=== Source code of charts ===

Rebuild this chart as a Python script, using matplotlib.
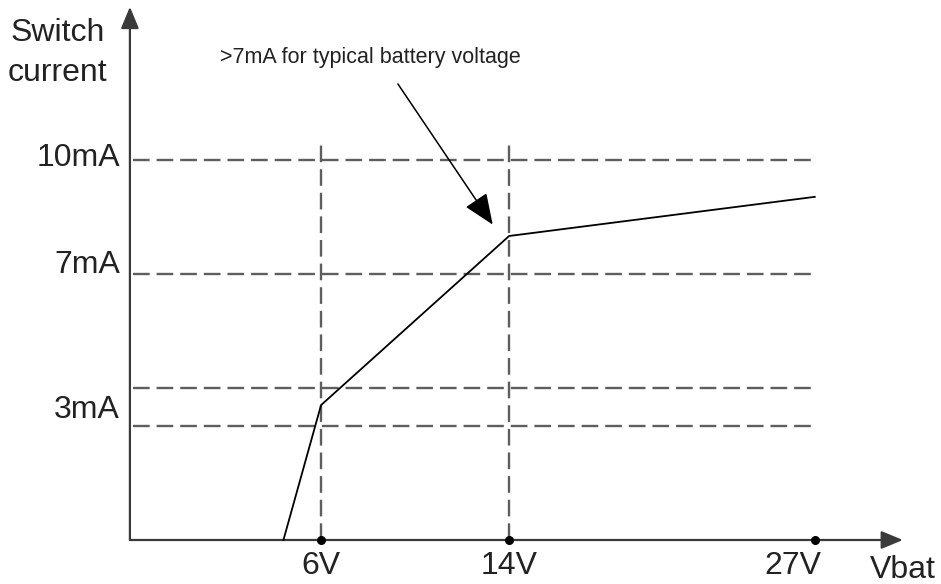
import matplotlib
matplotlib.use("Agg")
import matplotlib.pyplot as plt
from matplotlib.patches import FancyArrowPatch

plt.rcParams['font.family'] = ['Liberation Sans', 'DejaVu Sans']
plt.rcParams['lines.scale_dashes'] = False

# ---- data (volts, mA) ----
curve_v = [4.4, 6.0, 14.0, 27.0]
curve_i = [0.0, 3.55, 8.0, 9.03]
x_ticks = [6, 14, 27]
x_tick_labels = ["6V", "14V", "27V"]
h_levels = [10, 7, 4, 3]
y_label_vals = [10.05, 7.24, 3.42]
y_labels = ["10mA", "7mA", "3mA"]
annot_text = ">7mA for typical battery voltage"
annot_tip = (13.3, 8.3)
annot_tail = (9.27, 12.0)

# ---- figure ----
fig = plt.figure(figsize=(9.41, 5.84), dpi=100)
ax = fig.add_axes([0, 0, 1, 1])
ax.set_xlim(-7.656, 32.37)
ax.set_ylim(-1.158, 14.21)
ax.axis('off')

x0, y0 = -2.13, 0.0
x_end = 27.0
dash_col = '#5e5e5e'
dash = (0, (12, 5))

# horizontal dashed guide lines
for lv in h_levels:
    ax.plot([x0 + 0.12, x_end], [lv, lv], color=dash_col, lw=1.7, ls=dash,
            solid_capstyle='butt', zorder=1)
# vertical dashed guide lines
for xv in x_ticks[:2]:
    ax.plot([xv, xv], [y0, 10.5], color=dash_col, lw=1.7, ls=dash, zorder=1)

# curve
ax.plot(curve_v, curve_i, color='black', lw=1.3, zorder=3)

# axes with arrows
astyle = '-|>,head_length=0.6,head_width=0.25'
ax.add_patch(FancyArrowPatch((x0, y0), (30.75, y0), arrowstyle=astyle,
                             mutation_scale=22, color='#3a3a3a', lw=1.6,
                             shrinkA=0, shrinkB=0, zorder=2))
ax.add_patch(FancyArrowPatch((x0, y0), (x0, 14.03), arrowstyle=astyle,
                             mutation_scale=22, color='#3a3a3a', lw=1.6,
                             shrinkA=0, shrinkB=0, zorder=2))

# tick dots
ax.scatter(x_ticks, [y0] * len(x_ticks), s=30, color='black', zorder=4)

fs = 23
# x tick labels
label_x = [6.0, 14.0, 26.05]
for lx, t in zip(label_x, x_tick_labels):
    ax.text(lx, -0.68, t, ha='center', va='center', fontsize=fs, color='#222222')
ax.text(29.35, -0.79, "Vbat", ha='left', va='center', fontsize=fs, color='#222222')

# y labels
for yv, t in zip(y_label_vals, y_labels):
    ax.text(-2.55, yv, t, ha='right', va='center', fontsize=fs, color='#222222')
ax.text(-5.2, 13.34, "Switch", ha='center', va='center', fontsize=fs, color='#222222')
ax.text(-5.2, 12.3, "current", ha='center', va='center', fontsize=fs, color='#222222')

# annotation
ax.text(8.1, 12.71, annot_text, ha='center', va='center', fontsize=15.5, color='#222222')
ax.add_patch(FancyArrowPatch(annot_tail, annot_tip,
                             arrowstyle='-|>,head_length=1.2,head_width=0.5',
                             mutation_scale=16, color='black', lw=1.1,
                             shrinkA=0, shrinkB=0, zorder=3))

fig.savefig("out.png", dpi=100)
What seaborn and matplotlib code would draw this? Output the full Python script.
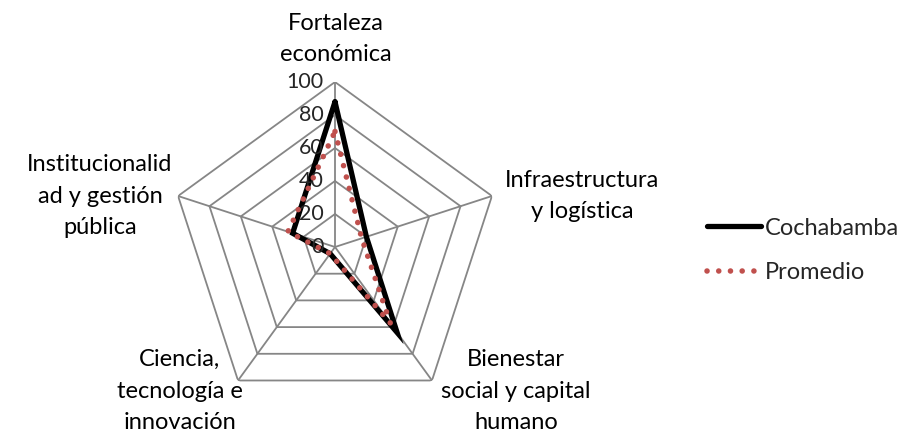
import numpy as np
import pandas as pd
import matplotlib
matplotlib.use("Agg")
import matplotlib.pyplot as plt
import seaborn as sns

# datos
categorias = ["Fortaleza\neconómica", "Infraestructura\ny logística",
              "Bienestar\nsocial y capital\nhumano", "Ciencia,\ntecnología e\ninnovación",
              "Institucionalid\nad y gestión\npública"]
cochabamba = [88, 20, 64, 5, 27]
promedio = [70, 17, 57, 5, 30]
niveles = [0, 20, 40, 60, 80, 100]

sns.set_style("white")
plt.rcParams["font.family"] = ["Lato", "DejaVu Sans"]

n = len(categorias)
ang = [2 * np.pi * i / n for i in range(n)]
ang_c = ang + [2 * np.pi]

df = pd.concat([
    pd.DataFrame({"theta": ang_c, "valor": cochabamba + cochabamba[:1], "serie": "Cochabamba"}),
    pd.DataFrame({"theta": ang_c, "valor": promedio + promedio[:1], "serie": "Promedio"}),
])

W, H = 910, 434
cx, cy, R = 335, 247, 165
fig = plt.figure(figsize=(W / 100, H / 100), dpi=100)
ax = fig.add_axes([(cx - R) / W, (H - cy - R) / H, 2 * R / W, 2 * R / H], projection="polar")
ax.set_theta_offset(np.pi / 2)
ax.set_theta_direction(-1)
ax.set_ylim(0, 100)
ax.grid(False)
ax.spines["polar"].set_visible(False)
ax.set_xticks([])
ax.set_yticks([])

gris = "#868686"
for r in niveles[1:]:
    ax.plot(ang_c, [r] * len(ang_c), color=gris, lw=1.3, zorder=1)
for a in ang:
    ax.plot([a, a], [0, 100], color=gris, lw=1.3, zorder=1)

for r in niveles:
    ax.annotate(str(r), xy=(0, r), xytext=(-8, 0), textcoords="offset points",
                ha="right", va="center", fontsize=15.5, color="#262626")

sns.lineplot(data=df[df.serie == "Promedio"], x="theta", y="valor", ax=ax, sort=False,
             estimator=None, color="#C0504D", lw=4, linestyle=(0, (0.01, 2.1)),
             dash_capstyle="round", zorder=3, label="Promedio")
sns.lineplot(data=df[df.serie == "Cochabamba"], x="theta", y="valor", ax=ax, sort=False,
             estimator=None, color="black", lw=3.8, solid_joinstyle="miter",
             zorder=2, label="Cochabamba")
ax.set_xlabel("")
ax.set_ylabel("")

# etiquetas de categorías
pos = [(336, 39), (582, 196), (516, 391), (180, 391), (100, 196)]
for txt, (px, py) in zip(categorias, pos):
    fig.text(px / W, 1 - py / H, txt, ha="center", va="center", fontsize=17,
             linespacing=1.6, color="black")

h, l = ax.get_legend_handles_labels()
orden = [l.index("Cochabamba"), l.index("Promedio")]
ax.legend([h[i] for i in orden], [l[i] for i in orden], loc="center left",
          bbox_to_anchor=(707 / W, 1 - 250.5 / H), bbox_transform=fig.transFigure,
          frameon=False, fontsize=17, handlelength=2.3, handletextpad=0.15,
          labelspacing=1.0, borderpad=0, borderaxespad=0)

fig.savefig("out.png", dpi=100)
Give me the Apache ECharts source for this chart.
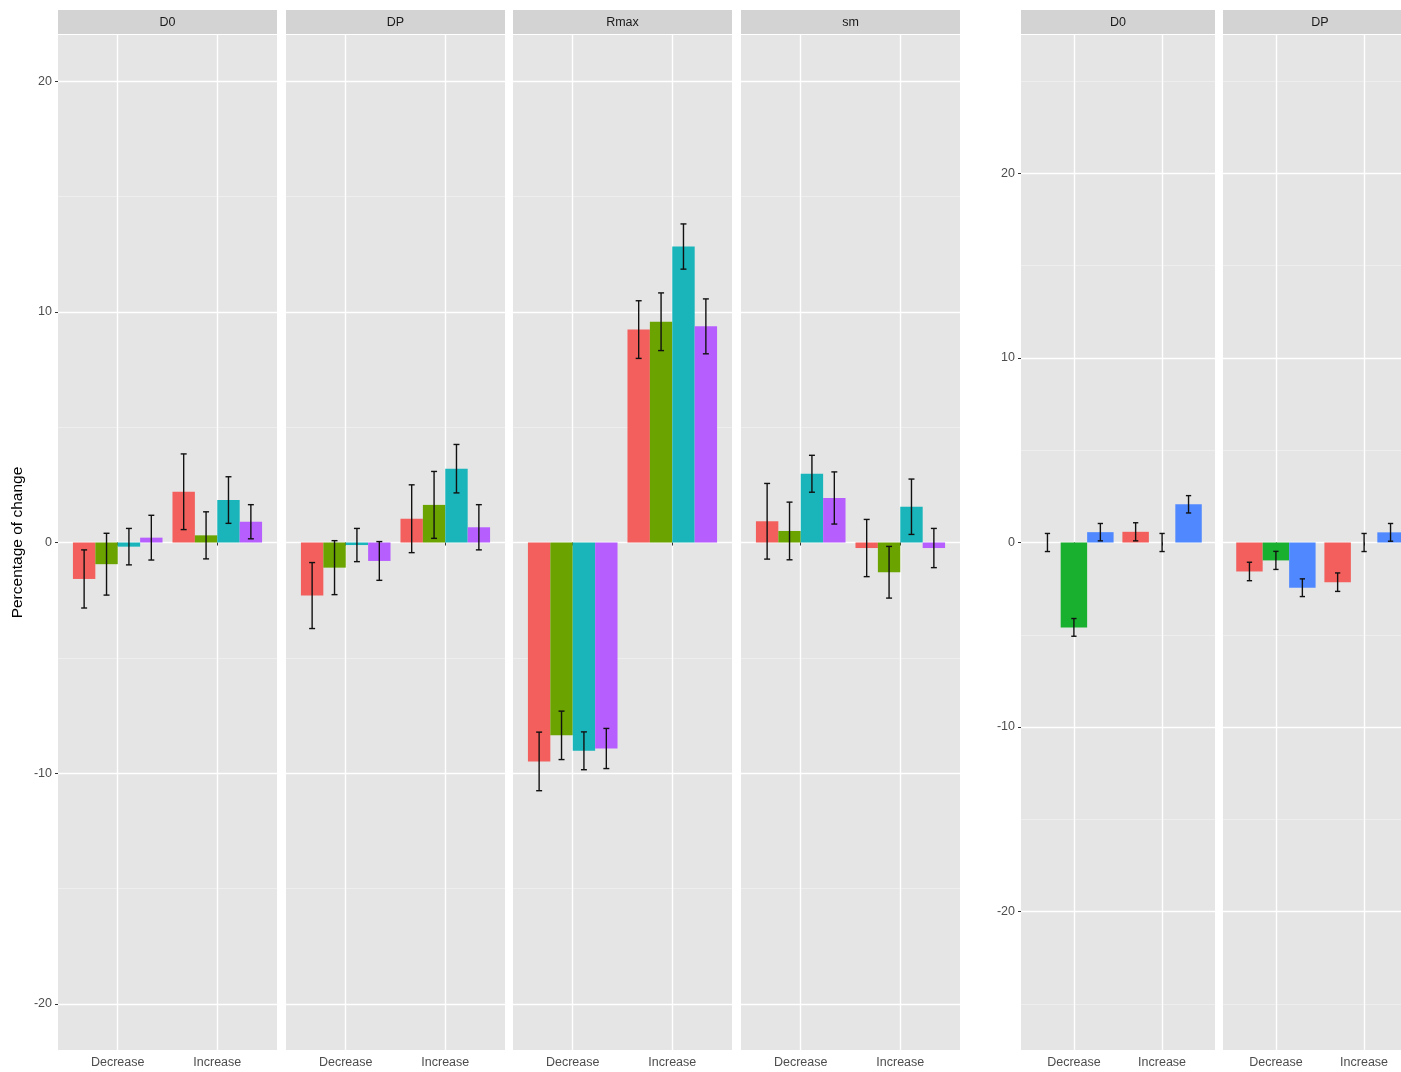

=== Work to complete ===
All records above are to be printed exactly, minus the pictures they contain.

=== Completed exercise ===
Rebuild this chart as a Python script, using matplotlib.
import matplotlib
matplotlib.use("Agg")
import matplotlib.pyplot as plt
from matplotlib.patches import FancyArrowPatch

plt.rcParams['font.family'] = ['Liberation Sans', 'DejaVu Sans']
plt.rcParams['lines.scale_dashes'] = False

# ---- data (volts, mA) ----
curve_v = [4.4, 6.0, 14.0, 27.0]
curve_i = [0.0, 3.55, 8.0, 9.03]
x_ticks = [6, 14, 27]
x_tick_labels = ["6V", "14V", "27V"]
h_levels = [10, 7, 4, 3]
y_label_vals = [10.05, 7.24, 3.42]
y_labels = ["10mA", "7mA", "3mA"]
annot_text = ">7mA for typical battery voltage"
annot_tip = (13.3, 8.3)
annot_tail = (9.27, 12.0)

# ---- figure ----
fig = plt.figure(figsize=(9.41, 5.84), dpi=100)
ax = fig.add_axes([0, 0, 1, 1])
ax.set_xlim(-7.656, 32.37)
ax.set_ylim(-1.158, 14.21)
ax.axis('off')

x0, y0 = -2.13, 0.0
x_end = 27.0
dash_col = '#5e5e5e'
dash = (0, (12, 5))

# horizontal dashed guide lines
for lv in h_levels:
    ax.plot([x0 + 0.12, x_end], [lv, lv], color=dash_col, lw=1.7, ls=dash,
            solid_capstyle='butt', zorder=1)
# vertical dashed guide lines
for xv in x_ticks[:2]:
    ax.plot([xv, xv], [y0, 10.5], color=dash_col, lw=1.7, ls=dash, zorder=1)

# curve
ax.plot(curve_v, curve_i, color='black', lw=1.3, zorder=3)

# axes with arrows
astyle = '-|>,head_length=0.6,head_width=0.25'
ax.add_patch(FancyArrowPatch((x0, y0), (30.75, y0), arrowstyle=astyle,
                             mutation_scale=22, color='#3a3a3a', lw=1.6,
                             shrinkA=0, shrinkB=0, zorder=2))
ax.add_patch(FancyArrowPatch((x0, y0), (x0, 14.03), arrowstyle=astyle,
                             mutation_scale=22, color='#3a3a3a', lw=1.6,
                             shrinkA=0, shrinkB=0, zorder=2))

# tick dots
ax.scatter(x_ticks, [y0] * len(x_ticks), s=30, color='black', zorder=4)

fs = 23
# x tick labels
label_x = [6.0, 14.0, 26.05]
for lx, t in zip(label_x, x_tick_labels):
    ax.text(lx, -0.68, t, ha='center', va='center', fontsize=fs, color='#222222')
ax.text(29.35, -0.79, "Vbat", ha='left', va='center', fontsize=fs, color='#222222')

# y labels
for yv, t in zip(y_label_vals, y_labels):
    ax.text(-2.55, yv, t, ha='right', va='center', fontsize=fs, color='#222222')
ax.text(-5.2, 13.34, "Switch", ha='center', va='center', fontsize=fs, color='#222222')
ax.text(-5.2, 12.3, "current", ha='center', va='center', fontsize=fs, color='#222222')

# annotation
ax.text(8.1, 12.71, annot_text, ha='center', va='center', fontsize=15.5, color='#222222')
ax.add_patch(FancyArrowPatch(annot_tail, annot_tip,
                             arrowstyle='-|>,head_length=1.2,head_width=0.5',
                             mutation_scale=16, color='black', lw=1.1,
                             shrinkA=0, shrinkB=0, zorder=3))

fig.savefig("out.png", dpi=100)
What seaborn and matplotlib code would draw this? Output the full Python script.
import numpy as np
import pandas as pd
import matplotlib
matplotlib.use("Agg")
import matplotlib.pyplot as plt
import seaborn as sns

# datos
categorias = ["Fortaleza\neconómica", "Infraestructura\ny logística",
              "Bienestar\nsocial y capital\nhumano", "Ciencia,\ntecnología e\ninnovación",
              "Institucionalid\nad y gestión\npública"]
cochabamba = [88, 20, 64, 5, 27]
promedio = [70, 17, 57, 5, 30]
niveles = [0, 20, 40, 60, 80, 100]

sns.set_style("white")
plt.rcParams["font.family"] = ["Lato", "DejaVu Sans"]

n = len(categorias)
ang = [2 * np.pi * i / n for i in range(n)]
ang_c = ang + [2 * np.pi]

df = pd.concat([
    pd.DataFrame({"theta": ang_c, "valor": cochabamba + cochabamba[:1], "serie": "Cochabamba"}),
    pd.DataFrame({"theta": ang_c, "valor": promedio + promedio[:1], "serie": "Promedio"}),
])

W, H = 910, 434
cx, cy, R = 335, 247, 165
fig = plt.figure(figsize=(W / 100, H / 100), dpi=100)
ax = fig.add_axes([(cx - R) / W, (H - cy - R) / H, 2 * R / W, 2 * R / H], projection="polar")
ax.set_theta_offset(np.pi / 2)
ax.set_theta_direction(-1)
ax.set_ylim(0, 100)
ax.grid(False)
ax.spines["polar"].set_visible(False)
ax.set_xticks([])
ax.set_yticks([])

gris = "#868686"
for r in niveles[1:]:
    ax.plot(ang_c, [r] * len(ang_c), color=gris, lw=1.3, zorder=1)
for a in ang:
    ax.plot([a, a], [0, 100], color=gris, lw=1.3, zorder=1)

for r in niveles:
    ax.annotate(str(r), xy=(0, r), xytext=(-8, 0), textcoords="offset points",
                ha="right", va="center", fontsize=15.5, color="#262626")

sns.lineplot(data=df[df.serie == "Promedio"], x="theta", y="valor", ax=ax, sort=False,
             estimator=None, color="#C0504D", lw=4, linestyle=(0, (0.01, 2.1)),
             dash_capstyle="round", zorder=3, label="Promedio")
sns.lineplot(data=df[df.serie == "Cochabamba"], x="theta", y="valor", ax=ax, sort=False,
             estimator=None, color="black", lw=3.8, solid_joinstyle="miter",
             zorder=2, label="Cochabamba")
ax.set_xlabel("")
ax.set_ylabel("")

# etiquetas de categorías
pos = [(336, 39), (582, 196), (516, 391), (180, 391), (100, 196)]
for txt, (px, py) in zip(categorias, pos):
    fig.text(px / W, 1 - py / H, txt, ha="center", va="center", fontsize=17,
             linespacing=1.6, color="black")

h, l = ax.get_legend_handles_labels()
orden = [l.index("Cochabamba"), l.index("Promedio")]
ax.legend([h[i] for i in orden], [l[i] for i in orden], loc="center left",
          bbox_to_anchor=(707 / W, 1 - 250.5 / H), bbox_transform=fig.transFigure,
          frameon=False, fontsize=17, handlelength=2.3, handletextpad=0.15,
          labelspacing=1.0, borderpad=0, borderaxespad=0)

fig.savefig("out.png", dpi=100)
Give me the Apache ECharts source for this chart.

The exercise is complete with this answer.